Borowski uzaktan Borchert’i de çağrıştırdı ama Borchert cepheyi, sıcak savaşı, yine de apayrı ve az çok kabul edilebilir bir durumun dehşetiyle anlattı umutsuz diliyle. Öyküsüz kalmış, kalacak ölüm anlarının kimsesizliği, saçmalığıyla ilgili bir dil çıkartmasıydı Borchert. Ama Borowski önümüze yüzleşmekten kaçınamayacağımız sorunu en yalın durumuyla koyuyor tıpkı Günther Anders’in yaptığı gibi. Yine de bir ayrım var. Anders yaşadı ve tartıştı. Borowski’ninki daha acı bir deneyimdi.
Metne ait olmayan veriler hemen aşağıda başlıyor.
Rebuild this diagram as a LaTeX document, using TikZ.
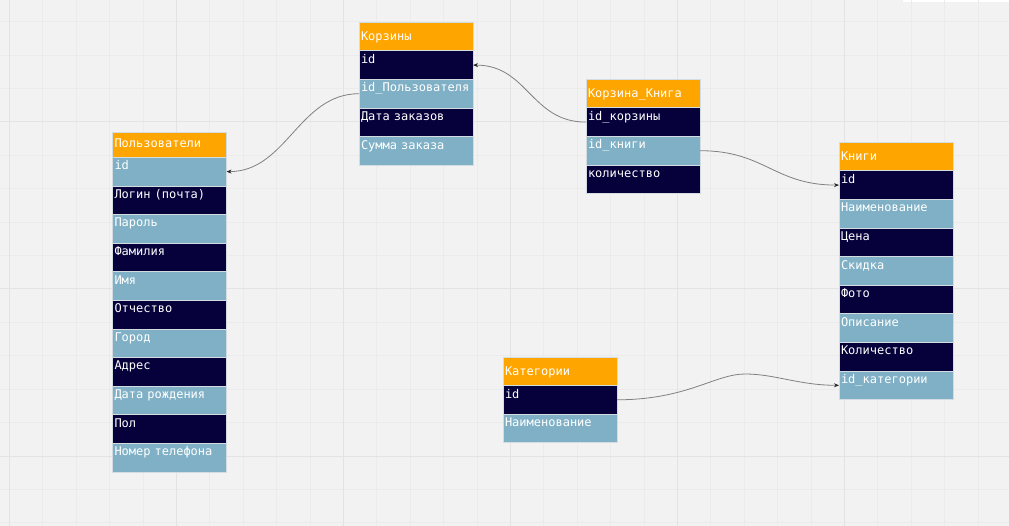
\documentclass[tikz,border=0pt]{standalone}
\usepackage{fontspec}
\usepackage{tikz}
\usetikzlibrary{positioning,arrows.meta}
\newfontfamily\tabfont{DejaVu Sans Mono}
\definecolor{boardbg}{HTML}{F2F2F2}
\definecolor{gridmin}{HTML}{EBEBEB}
\definecolor{gridmaj}{HTML}{E3E3E3}
\definecolor{hdrorange}{HTML}{FFA500}
\definecolor{rowdark}{HTML}{06013B}
\definecolor{rowlight}{HTML}{7FB0C6}
\definecolor{cellline}{HTML}{D3DCE0}
\definecolor{linkgray}{HTML}{808080}
\tikzset{
    cell/.style     = {shape=rectangle, draw=cellline, line width=0.6pt,
        anchor=north west, outer sep=0pt, inner xsep=2pt, inner ysep=0pt,
        text width=110pt, align=left, text=white,
        font=\tabfont\fontsize{12}{14}\selectfont},
    tblhead/.style  = {cell, fill=hdrorange, minimum height=28.5pt,
        text height=18.5pt, text depth=10pt},
    tbldark/.style  = {cell, fill=rowdark, minimum height=28.6pt,
        text height=12.5pt, text depth=16.1pt},
    tbllight/.style = {tbldark, fill=rowlight},
    relation/.style = {draw=linkgray, line width=0.8pt,
        -{Stealth[length=5pt, width=4pt, color=black!85]}},
    gridminor/.style = {draw=gridmin, line width=1pt},
    gridmajor/.style = {draw=gridmaj, line width=1pt}
}

\begin{document}
\begin{tikzpicture}[x=1pt, y=-1pt]
    % board
    \useasboundingbox (0,0) rectangle (1009,526);
    \fill[boardbg] (0,0) rectangle (1009,526);
    \fill[white] (903,0) rectangle (1009,2.5);
    \foreach \gx in {0,...,29}
        \draw[gridminor] ({9.5+33.4*\gx},0) -- ++(0,526);
    \foreach \gy in {0,...,15}
        \draw[gridminor] (0,{21.8+33.4*\gy}) -- ++(1009,0);
    \foreach \gx in {9.5,176.5,343.5,510.5,677.5,844.5}
        \draw[gridmajor] (\gx,0) -- ++(0,526);
    \foreach \gy in {122,289,456}
        \draw[gridmajor] (0,\gy) -- ++(1009,0);

    % Пользователи
    \node[tblhead, minimum height=25pt, text height=15pt] (users) at (112.5,132.3) {Пользователи};
    \node[tbllight, below=0pt of users]   (users-id)    {id};
    \node[tbldark,  below=0pt of users-id]    (users-login) {Логин (почта)};
    \node[tbllight, below=0pt of users-login] (users-pass)  {Пароль};
    \node[tbldark,  below=0pt of users-pass]  (users-fam)   {Фамилия};
    \node[tbllight, below=0pt of users-fam]   (users-name)  {Имя};
    \node[tbldark,  below=0pt of users-name]  (users-otch)  {Отчество};
    \node[tbllight, below=0pt of users-otch]  (users-city)  {Город};
    \node[tbldark,  below=0pt of users-city]  (users-addr)  {Адрес};
    \node[tbllight, below=0pt of users-addr]  (users-birth) {Дата рождения};
    \node[tbldark,  below=0pt of users-birth] (users-sex)   {Пол};
    \node[tbllight, below=0pt of users-sex]   (users-phone) {Номер телефона};

    % Корзины
    \node[tblhead] (carts) at (359,22.3) {Корзины};
    \node[tbldark,  below=0pt of carts]      (carts-id)   {id};
    \node[tbllight, below=0pt of carts-id]   (carts-user) {id\_Пользователя};
    \node[tbldark,  below=0pt of carts-user] (carts-date) {Дата заказов};
    \node[tbllight, below=0pt of carts-date] (carts-sum)  {Сумма заказа};

    % Корзина_Книга
    \node[tblhead] (cb) at (586,79.3) {Корзина\_Книга};
    \node[tbldark,  below=0pt of cb]      (cb-cart) {id\_корзины};
    \node[tbllight, below=0pt of cb-cart] (cb-book) {id\_книги};
    \node[tbldark,  below=0pt of cb-book] (cb-qty)  {количество};

    % Книги
    \node[tblhead] (books) at (839,142.3) {Книги};
    \node[tbldark,  below=0pt of books]       (books-id)    {id};
    \node[tbllight, below=0pt of books-id]    (books-title) {Наименование};
    \node[tbldark,  below=0pt of books-title] (books-price) {Цена};
    \node[tbllight, below=0pt of books-price] (books-disc)  {Скидка};
    \node[tbldark,  below=0pt of books-disc]  (books-photo) {Фото};
    \node[tbllight, below=0pt of books-photo] (books-descr) {Описание};
    \node[tbldark,  below=0pt of books-descr] (books-qty)   {Количество};
    \node[tbllight, below=0pt of books-qty]   (books-cat)   {id\_категории};

    % Категории
    \node[tblhead] (cats) at (503,357) {Категории};
    \node[tbldark,  below=0pt of cats]    (cats-id)    {id};
    \node[tbllight, below=0pt of cats-id] (cats-title) {Наименование};

    % связи
    \draw[relation] (carts-user.west) .. controls +(-60,0) and +(60,0) .. (users-id.east);
    \draw[relation] (cb-cart.west) .. controls +(-55,0) and +(55,0) .. (carts-id.east);
    \draw[relation] (cb-book.east) .. controls +(65,0) and +(-65,0) .. (books-id.west);
    \coordinate (catbend) at (745,374);
    \draw[relation] (cats-id.east) .. controls +(70,0) and +(-30,0) .. (catbend)
        .. controls +(30,0) and +(-40,0) .. (books-cat.west);
\end{tikzpicture}
\end{document}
Gördü, yaşadı ve tüm sözcükleri kullandı, öldü. Sahiden sözcüksüz mü kalmıştı?
Bir alıntı:
“Işıklar tuhaf biçimde titreşip parıldıyor, bulanık ve sersemlemiş bir insan dalgası akıyor sonsuzca. Bu insanlar kampta yeni bir yaşama başlayacaklarını sanıyor ve kendilerini güç bir varoluş savaşına hazırlıyorlar psikolojik yönden. Birazdan öleceklerini ve giysilerinin kıvrımlarına ve dikiş yerlerine, ayakkabılarının topuklarına, bedenlerinin gizli köşelerine ihtiyatla sakladıkları o altınların, paraların, pırlantaların kendilerine artık gerekmeyeceğini bilmiyorlar. İşinin ehli, usta insanlar bedenlerinin gizli köşelerini eşeleyecek, dillerinin altından altınları, rahimlerinden ve makatlarından pırlantaları bulup çıkaracaklar. Altın dişlerini sökecekler. Kapakları sıkıca çivilenmiş sandıkları içinde Berlin’ gönderecekler bunları.” (52, Buyrun Gaza Bayanlar Baylar)
Bir başkası:
“Nasıl oluyor da hiç kimse bağırmıyor, yüzlerine tükürmüyor, üstlerine atılmıyor? Ormandan dönmekte olan eseslerin karşısında kepimizi çıkarıyoruz, numaralarımızı okuduklarında onların eşliğinde ölüme gidiyoruz ve bu kadar mı yani? Açlık çekiyoruz, yağmurda ıslanıyoruz, en yakınlarımızı toplayıp götürüyorlar. Görüyorsun, mistik olan bu işte. İnsanın insana bu tuhaf sahip oluşu işte. Hiçbir şeyin kıramadığı bu vahşi pasiflik işte. Tek silahımız ise gaz odalarının alamayacağı denli çok oluşumuz sayıca.” (79, Bizim Burada, Auschwitz’de)
Ekim 2021
[1] Tadeusz Borowski; Bizim Burada Auschwitz’te ve Diğer Öyküler (Pożegnanie z Mariq ȋ inne opowiadania, 1946) Çev. Seda Köycü, Alakarga yayınları, Birinci basım, 2019, İstanbul, 237 s.